WFI: President Obama Should Denounce His Labor Board’s Complaint Against Boeing While In Iowa

Workforce Fairness Institute 
June 28, 2011
President Obama is in Davenport, Iowa today to discuss jobs and see firsthand the economic impact the Alcoa manufacturing plant is having on the region.  The manufacturing facility is a supplier for Boeing that makes high-tech alloys and wings.
Isn’t it ironic that the President is visiting a supplier of Boeing in the right-to-work state of Iowa while his National Labor Relations Board sues Boeing for building a manufacturing plant in the right-to-work state of South Carolina? President Obama, who appointed the NLRB acting general counsel responsible for filing the complaint against Boeing, is suffering from a credibility problem when it comes to talking about jobs and the economy.
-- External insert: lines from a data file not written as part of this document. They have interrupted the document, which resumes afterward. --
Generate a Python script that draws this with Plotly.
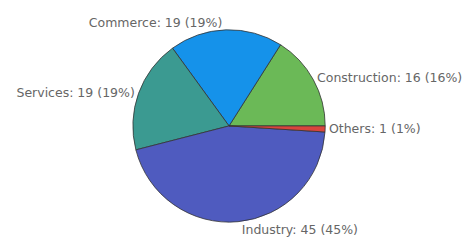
import plotly.graph_objects as go

labels = ["Construction", "Commerce", "Services", "Industry", "Others"]
values = [16, 19, 19, 45, 1]
colors = ["#6bb957", "#1592ea", "#3b9a91", "#4f5bbf", "#d9453d"]

W, H = 467, 242
cx, cy, r = 231, 127, 97

fig = go.Figure(go.Pie(
    labels=labels,
    values=values,
    sort=False,
    direction="counterclockwise",
    rotation=32.4,
    marker=dict(colors=colors, line=dict(color="#333333", width=0.8)),
    textposition="outside",
    texttemplate="%{label}: %{value} (%{percent})",
    textfont=dict(family="DejaVu Sans", size=12.5, color="#666666"),
    domain=dict(x=[(cx - r) / W, (cx + r) / W], y=[1 - (cy + r) / H, 1 - (cy - r) / H]),
    showlegend=False,
    hoverinfo="label+value+percent",
))
fig.update_layout(
    width=W, height=H,
    margin=dict(l=0, r=0, t=0, b=0),
    paper_bgcolor="white",
    plot_bgcolor="white",
)
fig.write_html("out.html", config={"displayModeBar": False},
               post_script="document.body.style.margin='0';")
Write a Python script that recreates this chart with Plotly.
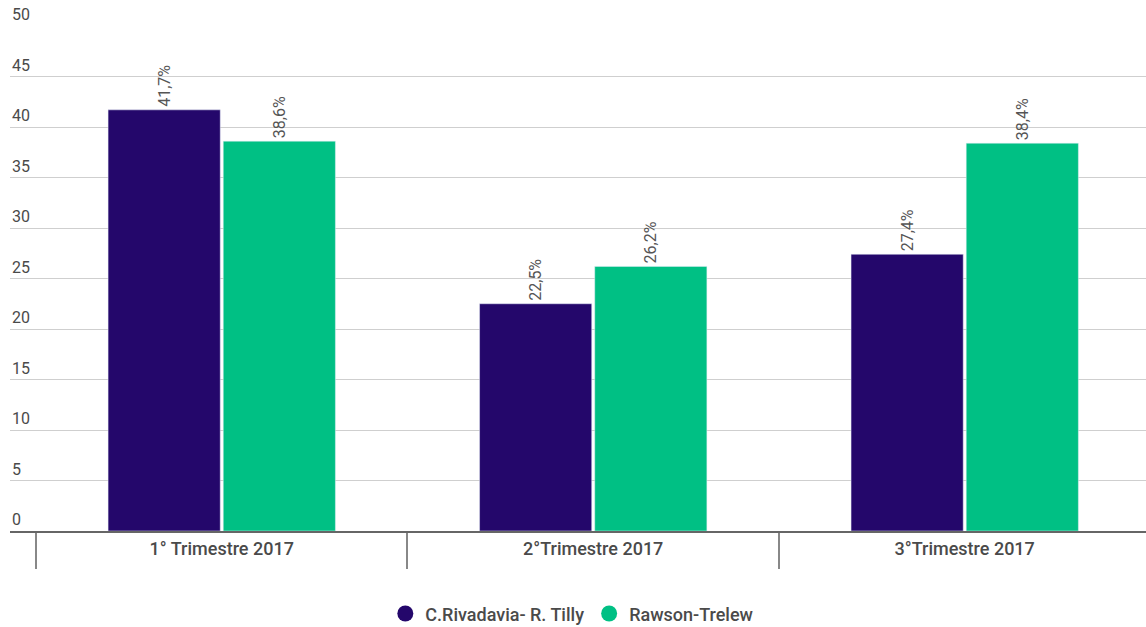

If NLRB Acting General Counsel Lafe Solomon has his way, South Carolina will lose jobs in already terrible economy, which will also impact its suppliers like Alcoa in Iowa.
Alcoa employs 2,000 workers and generated $800 million in revenue last year. They are an engine for economic growth in the state.
During his remarks in Iowa, the President said that he wants key manufacturing products such as wind and turbines to bear the proud stamp “Made in America.”  However, he continues to deliver “payback” to Big Labor for past political support by appointing labor radicals to agencies focused on implementing their agenda via regulations and rulemaking. This sort of action will prevent key manufacturing products from bearing this slogan.
President Obama is yet to denounce his labor board’s attack on right-to-work laws and their job-killing policies. Workers are waiting to hear if he supports the unprecedented action the NLRB is taking against Boeing.  And his visit to Davenport today provides him with an excellent opportunity to let the American people know where he stands.
John Bryson, who was nominated by the President to sever as Secretary of Commerce saidduring his confirmation hearing that the NLRB was not using the “right judgment” and “never thought for example of putting those jobs outside the U.S.” Mr. Bryson was a member of Boeing board when they made the decision to locate a manufacturing plant in South Carolina.
During his weekly address last week, President Obama spoke of strengthening America by investing at home.  Should the NLRB have its way, the next time a major American company looks to open a new manufacturing facility they may turn to China or India, not Iowa or South Carolina.
Mr. President, you can’t have it both ways.  It’s time for you to let the American people know if you support the unprecedented action being taken by your NLRB. If you continue to stand on the sidelines while your labor board threatens employees and employers, then it will be easy to conclude that you stand with Big Labor’s radical agenda instead of job creators.